• _JOB_:
Repeat everything from the first line of the listing below through the line that contains "const svg = d3.select('#chart');", exactly. Leave out pictures.

• _SOURCE MATERIAL_:
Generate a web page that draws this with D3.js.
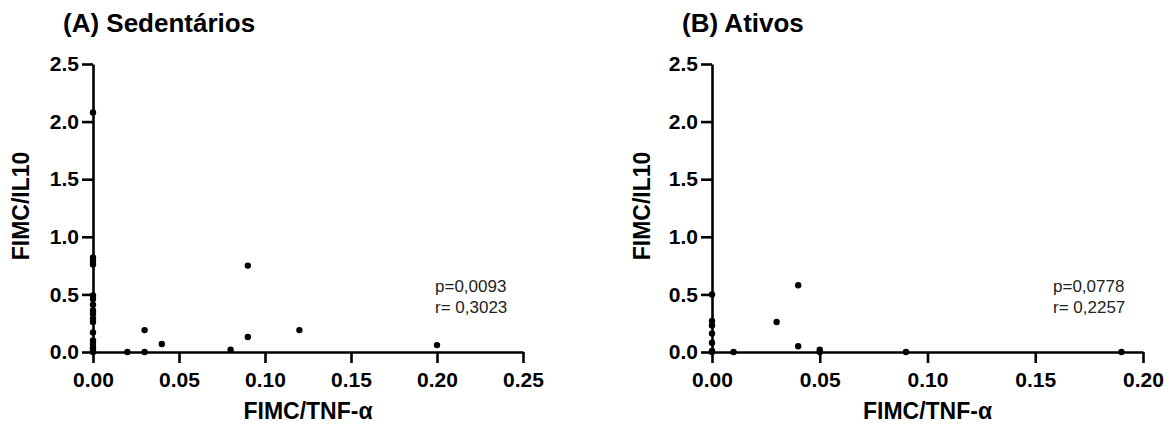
<!DOCTYPE html>
<html>
<head>
<meta charset="utf-8">
<script src="https://cdn.jsdelivr.net/npm/d3@7"></script>
<style>
    body { margin: 0; background: #fff; }
    svg { display: block; }
</style>
</head>
<body>
<svg id="chart" width="1176" height="426"></svg>
<script>
/* ============================================================
   Scatter plots: FIMC/IL10 vs FIMC/TNF-α
   ============================================================ */

// Panel A (Sedentários) - x = FIMC/TNF-α, y = FIMC/IL10
const sedX = [0, 0, 0, 0, 0, 0, 0, 0, 0, 0, 0, 0, 0, 0, 0, 0, 0,
              0.02, 0.03, 0.03, 0.04, 0.08, 0.09, 0.09, 0.12, 0.20];
const sedY = [2.08, 0.82, 0.79, 0.76, 0.49, 0.46, 0.41, 0.36, 0.33, 0.29, 0.26, 0.17, 0.10, 0.07, 0.04, 0.02, 0.0,
              0.0, 0.0, 0.19, 0.07, 0.02, 0.13, 0.75, 0.19, 0.06];

// Panel B (Ativos)
const atvX = [0, 0, 0, 0, 0, 0, 0,
              0.01, 0.03, 0.04, 0.04, 0.05, 0.05, 0.09, 0.19];
const atvY = [0.50, 0.27, 0.23, 0.16, 0.08, 0.01, 0.0,
              0.0, 0.26, 0.58, 0.05, 0.02, 0.0, 0.0, 0.0];

const yTicks = [0, 0.5, 1.0, 1.5, 2.0, 2.5];
const sedXTicks = [0, 0.05, 0.10, 0.15, 0.20, 0.25];
const atvXTicks = [0, 0.05, 0.10, 0.15, 0.20];

const titles = ['(A) Sedentários', '(B) Ativos'];
const stats = [['p=0,0093', 'r= 0,3023'], ['p=0,0778', 'r= 0,2257']];

const FONT = 'Liberation Sans, Arial, sans-serif';
const svg = d3.select('#chart');

/**
 * Draw one scatter panel
 */
function drawPanel(opts) {
    const g = svg.append('g');

    const x = d3.scaleLinear().domain(opts.xDomain).range([opts.left, opts.right]);
    const y = d3.scaleLinear().domain([0, 2.5]).range([352, 64]);

    // Y axis
    const yAxis = g.append('g')
        .attr('transform', `translate(${opts.left},0)`)
        .call(d3.axisLeft(y).tickValues(yTicks).tickFormat(d3.format('.1f'))
            .tickSize(11).tickPadding(3).tickSizeOuter(0));

    // X axis
    const xAxis = g.append('g')
        .attr('transform', `translate(0,352)`)
        .call(d3.axisBottom(x).tickValues(opts.xTicks).tickFormat(d3.format('.2f'))
            .tickSize(11).tickPadding(9).tickSizeOuter(0));

    [yAxis, xAxis].forEach(ax => {
        ax.selectAll('.domain, .tick line').attr('stroke', '#000').attr('stroke-width', 2.6);
        ax.selectAll('text')
            .attr('fill', '#000')
            .style('font-family', FONT)
            .style('font-weight', 'bold')
            .style('font-size', '21px');
    });

    // points
    g.selectAll('circle')
        .data(opts.xs.map((v, i) => ({ x: v, y: opts.ys[i] })))
        .enter()
        .append('circle')
        .attr('cx', d => x(d.x))
        .attr('cy', d => y(d.y))
        .attr('r', 3.2)
        .attr('fill', '#000');

    // Axis titles
    g.append('text')
        .attr('x', (opts.left + opts.right) / 2)
        .attr('y', 419)
        .attr('text-anchor', 'middle')
        .style('font-family', FONT)
        .style('font-weight', 'bold')
        .style('font-size', '23px')
        .text('FIMC/TNF-α');

    g.append('text')
        .attr('transform', `translate(${opts.yTitleX},206) rotate(-90)`)
        .attr('text-anchor', 'middle')
        .style('font-family', FONT)
        .style('font-weight', 'bold')
        .style('font-size', '23px')
        .text('FIMC/IL10');

    // Panel title
    g.append('text')
        .attr('x', opts.titleX)
        .attr('y', 32)
        .style('font-family', FONT)
        .style('font-weight', 'bold')
        .style('font-size', '26px')
        .text(opts.title);

    // Correlation stats
    opts.stats.forEach((s, i) => {
        g.append('text')
            .attr('x', opts.statX)
            .attr('y', 292 + i * 21)
            .style('font-family', FONT)
            .style('font-size', '17px')
            .attr('fill', '#222')
            .text(s);
    });
}

drawPanel({
    xs: sedX, ys: sedY, xDomain: [0, 0.25], xTicks: sedXTicks,
    left: 93, right: 523, yTitleX: 29, titleX: 63, statX: 435,
    title: titles[0], stats: stats[0]
});

drawPanel({
    xs: atvX, ys: atvY, xDomain: [0, 0.20], xTicks: atvXTicks,
    left: 712, right: 1143, yTitleX: 650, titleX: 682, statX: 1053,
    title: titles[1], stats: stats[1]
});
</script>
</body>
</html>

• _RESULT FOR THIS TASK_:
Generate a web page that draws this with D3.js.
<!DOCTYPE html>
<html>
<head>
<meta charset="utf-8">
<script src="https://cdn.jsdelivr.net/npm/d3@7"></script>
<style>
    body { margin: 0; background: #fff; }
    svg { display: block; }
</style>
</head>
<body>
<svg id="chart" width="1176" height="426"></svg>
<script>
/* ============================================================
   Scatter plots: FIMC/IL10 vs FIMC/TNF-α
   ============================================================ */

// Panel A (Sedentários) - x = FIMC/TNF-α, y = FIMC/IL10
const sedX = [0, 0, 0, 0, 0, 0, 0, 0, 0, 0, 0, 0, 0, 0, 0, 0, 0,
              0.02, 0.03, 0.03, 0.04, 0.08, 0.09, 0.09, 0.12, 0.20];
const sedY = [2.08, 0.82, 0.79, 0.76, 0.49, 0.46, 0.41, 0.36, 0.33, 0.29, 0.26, 0.17, 0.10, 0.07, 0.04, 0.02, 0.0,
              0.0, 0.0, 0.19, 0.07, 0.02, 0.13, 0.75, 0.19, 0.06];

// Panel B (Ativos)
const atvX = [0, 0, 0, 0, 0, 0, 0,
              0.01, 0.03, 0.04, 0.04, 0.05, 0.05, 0.09, 0.19];
const atvY = [0.50, 0.27, 0.23, 0.16, 0.08, 0.01, 0.0,
              0.0, 0.26, 0.58, 0.05, 0.02, 0.0, 0.0, 0.0];

const yTicks = [0, 0.5, 1.0, 1.5, 2.0, 2.5];
const sedXTicks = [0, 0.05, 0.10, 0.15, 0.20, 0.25];
const atvXTicks = [0, 0.05, 0.10, 0.15, 0.20];

const titles = ['(A) Sedentários', '(B) Ativos'];
const stats = [['p=0,0093', 'r= 0,3023'], ['p=0,0778', 'r= 0,2257']];

const FONT = 'Liberation Sans, Arial, sans-serif';
const svg = d3.select('#chart');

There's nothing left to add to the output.